I sometimes despair that the average person will be able to use legal information. It’s not even the archaic use of Latin phrases or terms of art. There are some basic hurdles once you’ve found the information in the first place that we seem unable to remove. This was reinforced last week when a Canadian judge sentenced a defendent to a crime that no longer existed.
No-one’s perfect. Judges misapply the law. It wouldn’t be hard to drum up examples of lawyers missing applicable cases, or suggesting that inapplicable cases are the rule of the day. In some cases, that’s part of their job – to suggest that their client’s fact pattern is a new leaf on the same branch of the precedence tree. The judge’s error highlights the challenges facing those who’ve never taken a legal research course, or perhaps even a solid civics course, at even getting access to enough information to be able to misinterpret it.
Location, Location, Location
The first hurdle is figuring out which law applies. In North America, it’s usually a national (Federal) law or a state law. But you also have local, municipal laws that only apply to a particular city or other political subdivision. Lawyers have procedural rules that help them fix their errors at applying jurisdiction and venue, so even if someone gets it wrong, it can be fixed.
What is the Law
Usually when we talk about the law in common law countries, we’re talking about 2 sets of things: decisions issued by judges and rules issued by the government. That’s a really simple definition but finding the information can be challenging.
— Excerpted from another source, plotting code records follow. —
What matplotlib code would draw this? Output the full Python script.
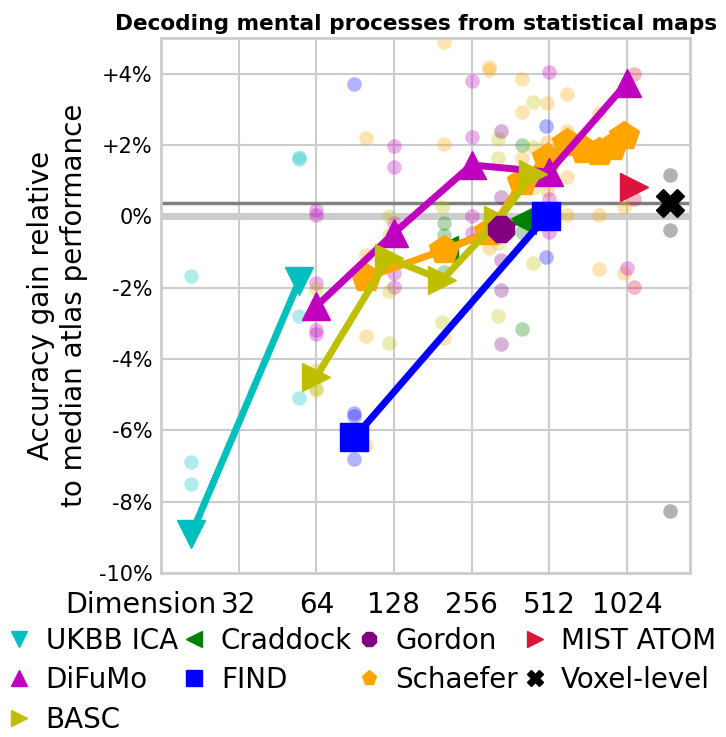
import matplotlib
matplotlib.use('Agg')
import matplotlib.pyplot as plt
from matplotlib.lines import Line2D
from matplotlib.ticker import NullLocator


# summary values (gain relative to median atlas, in %)
ukbb_dims = [21, 55]
ukbb_gain = [-8.9, -1.8]
difumo_dims = [64, 128, 256, 512, 1024]
difumo_gain = [-2.52, -0.47, 1.44, 1.24, 3.74]
basc_dims = [64, 122, 197, 325, 444]
basc_gain = [-4.5, -1.17, -1.78, -0.1, 1.2]
craddock_dims = [200, 400]
craddock_gain = [-0.94, -0.09]
find_dims = [90, 499]
find_gain = [-6.2, 0.0]
gordon_dims = [333]
gordon_gain = [-0.36]
schaefer_dims = [100, 200, 300, 400, 500, 600, 700, 800, 900, 1000]
schaefer_gain = [-1.72, -0.94, -0.45, 0.95, 1.65, 2.05, 1.85, 1.8, 1.95, 2.25]
mist_dims = [1094]
mist_gain = [0.82]
voxel_dims = [1500]
voxel_gain = [0.37]

# individual results (dimension, gain)
ukbb_pts = [(21, -1.67), (21, -6.9), (21, -7.5), (55, 1.67), (55, 1.62), (55, -2.8), (55, -5.1)]
difumo_pts = [(64, 0.18), (64, 0.04), (64, -1.87), (64, -3.2), (64, -3.3),
              (128, 1.97), (128, 1.38), (128, -0.2), (128, -1.6), (128, -1.98),
              (256, 3.8), (256, 2.22), (256, 0.0), (256, -0.47),
              (512, 4.05), (512, 0.5), (512, -0.44),
              (1024, 2.2), (1024, -1.45)]
basc_pts = [(64, -2.05), (64, -4.3), (64, -4.8), (64, -4.87),
            (122, 0.0), (122, -0.52), (122, -2.1), (122, -3.55),
            (197, 0.26), (197, -2.96),
            (325, 2.17), (325, 1.63), (325, -0.75), (325, -2.79),
            (444, 3.2), (444, 1.94), (444, 0.8), (444, -1.3)]
craddock_pts = [(200, -0.2), (200, -0.52), (200, -1.57), (400, 2.0), (400, -0.44), (400, -3.17)]
find_pts = [(90, 3.71), (90, -5.5), (90, -5.6), (90, -6.8), (499, 2.52), (499, -1.14)]
gordon_pts = [(333, 2.4), (333, 0.55), (333, -1.22), (333, -2.07), (333, -3.58)]
schaefer_pts = [(100, 2.19), (100, -1.08), (100, -3.36), (100, -6.4),
                (200, 4.9), (200, 2.03), (200, -3.4),
                (300, 4.2), (300, 4.1), (300, -0.9),
                (400, 3.85), (400, 2.92), (400, 1.63),
                (500, 3.17), (500, 2.08), (500, 0.74),
                (600, 3.43), (600, 2.4), (600, 1.1), (600, 0.04),
                (800, 2.9), (800, 0.04), (800, -1.48),
                (1000, 0.26), (1000, -1.59)]
mist_pts = [(1094, 4.0), (1094, 0.5), (1094, -1.98)]
voxel_pts = [(1500, 1.16), (1500, -0.38), (1500, -8.26)]

x_ticks = [32, 64, 128, 256, 512, 1024]
y_ticks = [-10, -8, -6, -4, -2, 0, 2, 4]

# drawing order: name, dims, gain, points, color, marker, marker size
atlases = [
    ('Craddock', craddock_dims, craddock_gain, craddock_pts, 'g', '<', 20),
    ('Schaefer', schaefer_dims, schaefer_gain, schaefer_pts, 'orange', 'p', 22),
    ('DiFuMo', difumo_dims, difumo_gain, difumo_pts, 'm', '^', 20),
    ('BASC', basc_dims, basc_gain, basc_pts, 'y', '>', 20),
    ('Gordon', gordon_dims, gordon_gain, gordon_pts, 'purple', '8', 20),
    ('FIND', find_dims, find_gain, find_pts, 'b', 's', 20),
    ('UKBB ICA', ukbb_dims, ukbb_gain, ukbb_pts, 'c', 'v', 20),
    ('MIST ATOM', mist_dims, mist_gain, mist_pts, 'crimson', '>', 20),
    ('Voxel-level', voxel_dims, voxel_gain, voxel_pts, 'k', 'X', 20),
]
legend_order = ['UKBB ICA', 'DiFuMo', 'BASC', 'Craddock', 'FIND',
                'Gordon', 'Schaefer', 'MIST ATOM', 'Voxel-level']

fig = plt.figure(figsize=(7.26, 7.37), dpi=100)
ax = fig.add_axes([0.2218, 0.2225, 0.7286, 0.7259])

ax.axhline(0, color='.8', lw=5, zorder=1)
ax.axhline(voxel_gain[0], color='.5', lw=2.5, zorder=1)

handles = {}
for name, dims, gain, pts, color, marker, ms in atlases:
    ax.scatter([p[0] for p in pts], [p[1] for p in pts], s=110, color=color,
               alpha=0.3, lw=0, zorder=2)
    ax.plot(dims, gain, color=color, marker=marker, ms=ms, lw=5, zorder=3)
    handles[name] = Line2D([], [], ls='', marker=marker, color=color, ms=11)

ax.set_xscale('log', base=2)
ax.set_xlim(16, 1800)
ax.set_ylim(-10, 5)
ax.set_xticks(x_ticks)
ax.set_xticklabels([str(t) for t in x_ticks], fontsize=20)
ax.xaxis.set_minor_locator(NullLocator())
ax.set_yticks(y_ticks)
ax.set_yticklabels([('+%d%%' % t) if t > 0 else ('%d%%' % t) for t in y_ticks], fontsize=15)
ax.tick_params(length=0, pad=6)
ax.tick_params(axis='x', pad=13)
ax.grid(color='.8', lw=1.5)
ax.set_axisbelow(True)
for sp in ax.spines.values():
    sp.set_color('.8')
    sp.set_linewidth(2)

ax.set_ylabel('Accuracy gain relative\nto median atlas performance', fontsize=20, labelpad=8)
ax.set_title('Decoding mental processes from statistical maps', fontsize=15.6,
             fontweight='bold', pad=6, x=0.482)
ax.annotate('Dimension', xy=(0.104, 0), xycoords='axes fraction', xytext=(0, -13),
            textcoords='offset points', ha='right', va='top', fontsize=20.5)

fig.legend([handles[n] for n in legend_order], legend_order, loc='upper left',
           bbox_to_anchor=(-0.008, 0.165), ncol=4, frameon=False,
           fontsize=20, handlelength=1.0, handletextpad=0.45, columnspacing=0.1,
           labelspacing=0.42, borderaxespad=0.0)

fig.savefig('out.png', dpi=100)
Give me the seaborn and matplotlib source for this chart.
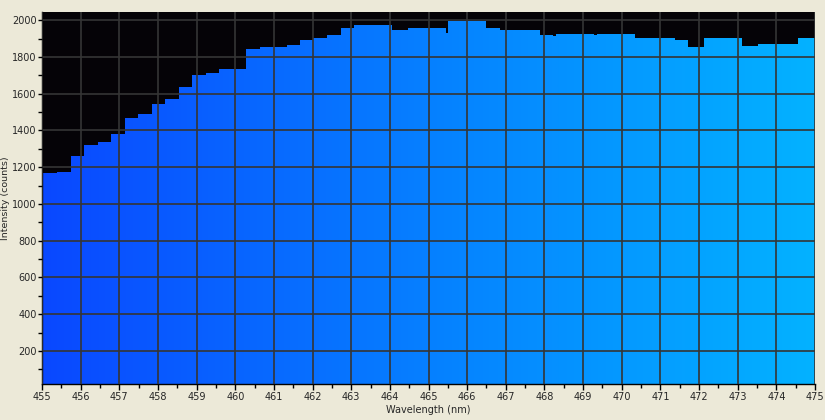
import numpy as np
import matplotlib
matplotlib.use("Agg")
import matplotlib.pyplot as plt
import seaborn as sns
from matplotlib.colors import LinearSegmentedColormap
from matplotlib.ticker import MultipleLocator

# Spectrum samples (bin edges in nm, intensity in counts)
edges = [455.00, 455.39, 455.75, 456.09, 456.45, 456.79, 457.15, 457.48, 457.85, 458.18,
         458.54, 458.88, 459.24, 459.58, 459.92, 460.28, 460.64, 461.00, 461.34, 461.68,
         462.01, 462.37, 462.74, 463.07, 463.41, 463.75, 464.06, 464.47, 464.81, 465.14,
         465.45, 465.50, 465.84, 466.18, 466.49, 466.85, 467.19, 467.55, 467.89, 468.22,
         468.30, 468.61, 468.95, 469.28, 469.36, 469.70, 470.01, 470.35, 470.68, 471.04,
         471.38, 471.71, 472.13, 472.46, 472.77, 473.11, 473.52, 473.86, 474.22, 474.56,
         475.00]
counts = [1169, 1174, 1261, 1321, 1337, 1381, 1468, 1490, 1544, 1572,
          1637, 1702, 1713, 1735, 1735, 1844, 1855, 1855, 1865, 1893,
          1905, 1920, 1958, 1974, 1974, 1974, 1947, 1958, 1958, 1958,
          1931, 1996, 1996, 1996, 1958, 1947, 1947, 1947, 1920, 1915,
          1925, 1925, 1925, 1920, 1925, 1925, 1925, 1904, 1904, 1904,
          1893, 1855, 1904, 1904, 1904, 1860, 1871, 1871, 1871, 1904]

x_min, x_max = 455, 475
y_min, y_max = 20, 2045

sns.set_style("ticks")
plt.rcParams['font.family'] = ['DejaVu Sans']

fig, ax = plt.subplots(figsize=(8.25, 4.2), dpi=100)
fig.patch.set_facecolor('#ECE9D8')
ax.set_position([42 / 825, 1 - 384 / 420, (815 - 42) / 825, (384 - 12) / 420])
ax.set_facecolor('#050307')

edges_arr = np.array(edges)
centers = (edges_arr[:-1] + edges_arr[1:]) / 2
sns.histplot(x=centers, weights=counts, bins=edges, element='step', fill=True,
             alpha=1, linewidth=0, color='#0A60FF', ax=ax)

# horizontal blue gradient clipped to the spectrum shape
poly = ax.collections[0]
poly.set_visible(False)
cmap = LinearSegmentedColormap.from_list('spec', ['#0A48FF', '#0680FF', '#03B2FF'])
grad = np.linspace(0, 1, 512).reshape(1, -1)
im = ax.imshow(grad, extent=[x_min, x_max, y_min, y_max], aspect='auto',
               cmap=cmap, origin='lower', zorder=1, interpolation='bilinear')
im.set_clip_path(poly.get_paths()[0], transform=poly.get_transform())

ax.set_xlim(x_min, x_max)
ax.set_ylim(y_min, y_max)
ax.xaxis.set_major_locator(MultipleLocator(1))
ax.xaxis.set_minor_locator(MultipleLocator(0.5))
ax.yaxis.set_major_locator(MultipleLocator(200))
ax.yaxis.set_minor_locator(MultipleLocator(100))

ax.set_axisbelow(False)
ax.grid(True, which='major', color='#353535', linewidth=1.2)
ax.tick_params(axis='x', which='major', direction='out', length=4, width=1,
               color='black', labelsize=7, pad=2)
ax.tick_params(axis='y', which='major', direction='out', length=3, width=1,
               color='black', labelsize=7, pad=1)
ax.tick_params(which='minor', direction='out', length=3, width=1, color='black')

for side in ['top', 'right']:
    ax.spines[side].set_visible(False)
for side in ['left', 'bottom']:
    ax.spines[side].set_color('black')
    ax.spines[side].set_linewidth(1)

ax.set_xlabel('Wavelength (nm)', fontsize=7, labelpad=2)
ax.set_ylabel('Intensity (counts)', fontsize=6.8)
ax.yaxis.set_label_coords(-0.041, 0.5)

fig.savefig('out.png', dpi=100, facecolor=fig.get_facecolor())
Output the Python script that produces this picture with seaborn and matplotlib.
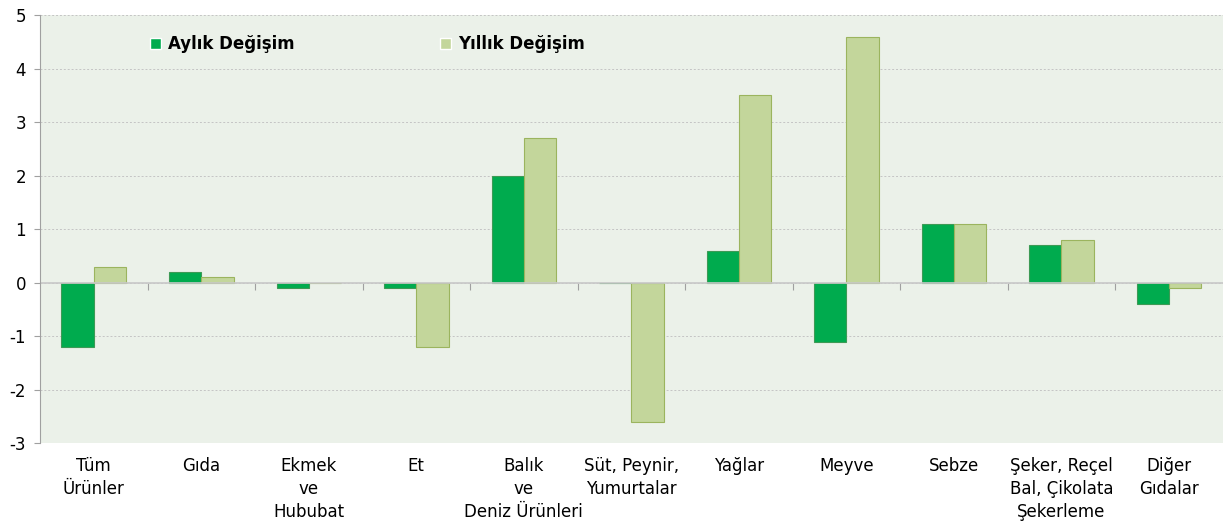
import numpy as np
import pandas as pd
import matplotlib
matplotlib.use("Agg")
import matplotlib.pyplot as plt
import seaborn as sns

# veriler
kategoriler = ["Tüm\nÜrünler", "Gıda", "Ekmek\nve\nHububat", "Et",
               "Balık\nve\nDeniz Ürünleri", "Süt, Peynir,\nYumurtalar",
               "Yağlar", "Meyve", "Sebze",
               "Şeker, Reçel\nBal, Çikolata\nŞekerleme", "Diğer\nGıdalar"]
aylik = [-1.2, 0.2, -0.1, -0.1, 2.0, 0.0, 0.6, -1.1, 1.1, 0.7, -0.4]
yillik = [0.3, 0.1, 0.0, -1.2, 2.7, -2.6, 3.5, 4.6, 1.1, 0.8, -0.1]
seriler = ["Aylık Değişim", "Yıllık Değişim"]
yticks = [-3, -2, -1, 0, 1, 2, 3, 4, 5]

df = pd.DataFrame({
    "kategori": kategoriler * 2,
    "deger": aylik + yillik,
    "seri": [seriler[0]] * len(kategoriler) + [seriler[1]] * len(kategoriler),
})

sns.set_style("white")
plt.rcParams["font.family"] = ["DejaVu Sans"]
plt.rcParams["text.color"] = "black"
plt.rcParams["xtick.color"] = "black"
plt.rcParams["ytick.color"] = "black"

fig = plt.figure(figsize=(12.23, 5.22), dpi=100)
ax = fig.add_axes([0.0327, 0.151, 0.967, 0.820])
ax.set_facecolor("#ebf1e9")

renkler = {seriler[0]: "#00ab4e", seriler[1]: "#c3d69b"}
sns.barplot(data=df, x="kategori", y="deger", hue="seri", order=kategoriler,
            hue_order=seriler, palette=renkler, width=0.6, saturation=1,
            ax=ax, errorbar=None)

kenar = ["#3c9a55", "#9bb45e"]
for cont, k in zip(ax.containers, kenar):
    for p in cont:
        p.set_edgecolor(k)
        p.set_linewidth(0.8)

ax.set_ylim(-3, 5)
ax.set_xlim(-0.5, len(kategoriler) - 0.5)
ax.set_yticks(yticks)
ax.set_yticklabels([str(t) for t in yticks], fontsize=12)
ax.grid(axis="y", color="#c4c4c4", linestyle=(0, (2, 2)), linewidth=0.7)
ax.set_axisbelow(True)

ax.tick_params(axis="y", length=4, color="#a0a0a0", labelcolor="black", pad=6,
               direction="out", left=True)
ax.tick_params(axis="x", length=0, pad=10, labelsize=12, labelcolor="black")
for lbl in ax.get_xticklabels():
    lbl.set_linespacing(1.35)
    lbl.set_verticalalignment("top")

for s in ["top", "right", "bottom"]:
    ax.spines[s].set_visible(False)
ax.spines["left"].set_color("#a0a0a0")
ax.set_xlabel("")
ax.set_ylabel("")

# kategori ekseni sıfırda
ax.axhline(0, color="#c8c8c8", linewidth=1.2, zorder=1)
sec = ax.secondary_xaxis(3 / 8)
sec.set_xticks(np.arange(0.5, len(kategoriler) - 1, 1.0))
sec.set_xticklabels([])
sec.tick_params(length=5, color="#a0a0a0", direction="out")
sec.spines["bottom"].set_visible(False)

leg = ax.legend(loc="center left", bbox_to_anchor=(0.08, 0.932), ncol=2,
                frameon=False, fontsize=12, handlelength=0.7, handleheight=0.7,
                handletextpad=0.4, columnspacing=8.7)
for t in leg.get_texts():
    t.set_fontweight("bold")
    t.set_color("black")

fig.savefig("out.png", dpi=100, facecolor="white")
Not surprisingly, finding law created by a legislature or parliament is usually pretty easy. Sarah Glassmeyer did a survey of US state’s, so you can get a sense of what’s available there. If you look at her data, you’ll see that some states don’t make their own legislature’s laws available online (for a deep dive at the relationship between a state and a legal publisher, read her post here). In most cases, something is available. Federal laws are the easiest to find in Canada and the U.S., published for free on both government sites and others.
As the judge in Alberta found out, though, it’s not enough to just know where the law is. Here are free versions of the statute that contains the section, 230, that was dealt with by the Canadian Supreme Court in 1990:
Neither of these sources indicates that the law no longer applies. As the editorial on the Alberta case states, though, annotated versions of the law will show that this particular portion of the law has been invalidated. Annotated versions are commercial publications (although they don’t have to be) and so will only be kept in libraries or law firms or other places that have purposely bought a copy. Unlike the laws – which can clearly appear past their actual life cycle – the annotations are updated regularly, and so the books tend to be purchased every year. Some purchasers only buy them every few years, since as law librarians or legal professionals they know to update their research, but the average person using these books might not understand that nuance if they have an outdated copy.
This is a spot example but there are areas of legislation that are harder to find on a regular basis. The American Bar Association has been looking at the issue of building codes, which are usually published by a private organization but often incorporated by reference to municipal codes. You can find many municipal codes online in the US, but if they reference commercial publications, those may not be as easy to access. And even when legislation and rules are published online, they may not be considered official by the rule maker. In which case, a person doing their own research will need to understand that, just because it’s on the web site of a publisher or the rule maker itself, it can’t actually be relied on.
Then you have case law, which I have touched on before. Judges make decisions in courtrooms. Sometimes those decisions are oral, and not captured in any method. Judges in Papua New Guinea are thrilled that technology is coming to their courtrooms to eliminate the need for them to write down their oral decisions. Many judicial decisions are written down, though, and issued at the end of a matter to describe the decision-making process.
It might be fair to assume that all of those written decisions are captured somewhere but they aren’t. Judges provide their decisions to the court for publication, and so can withhold decisions they don’t want to have published. In addition, some jurisdictions engage in the concept of unpublished opinions.
Confusingly, you can find these unpublished opinions in a published database, but are warned not to use them. They aren’t given the same value on the tree of precedents as the published-published opinions are. But lawyers and judges cite to them in documents, often using a proprietary citation to a commercial database. That may make a court decision unavailable to a researcher without access, even if the cited decision is available in other locations for free. But I digress. Again.
All of which can be confusing when doing legal research, whether you’ve been through a legal research training course or not. There are obviously many hurdles in using legal information. There’s lots of free information available, although it may be inconsistent, unofficial, and incorrect. The case in Alberta is just a reminder that not only do experts not always get it right, but that even just having access to legal information doesn’t mean someone can be confident they have access to the right information.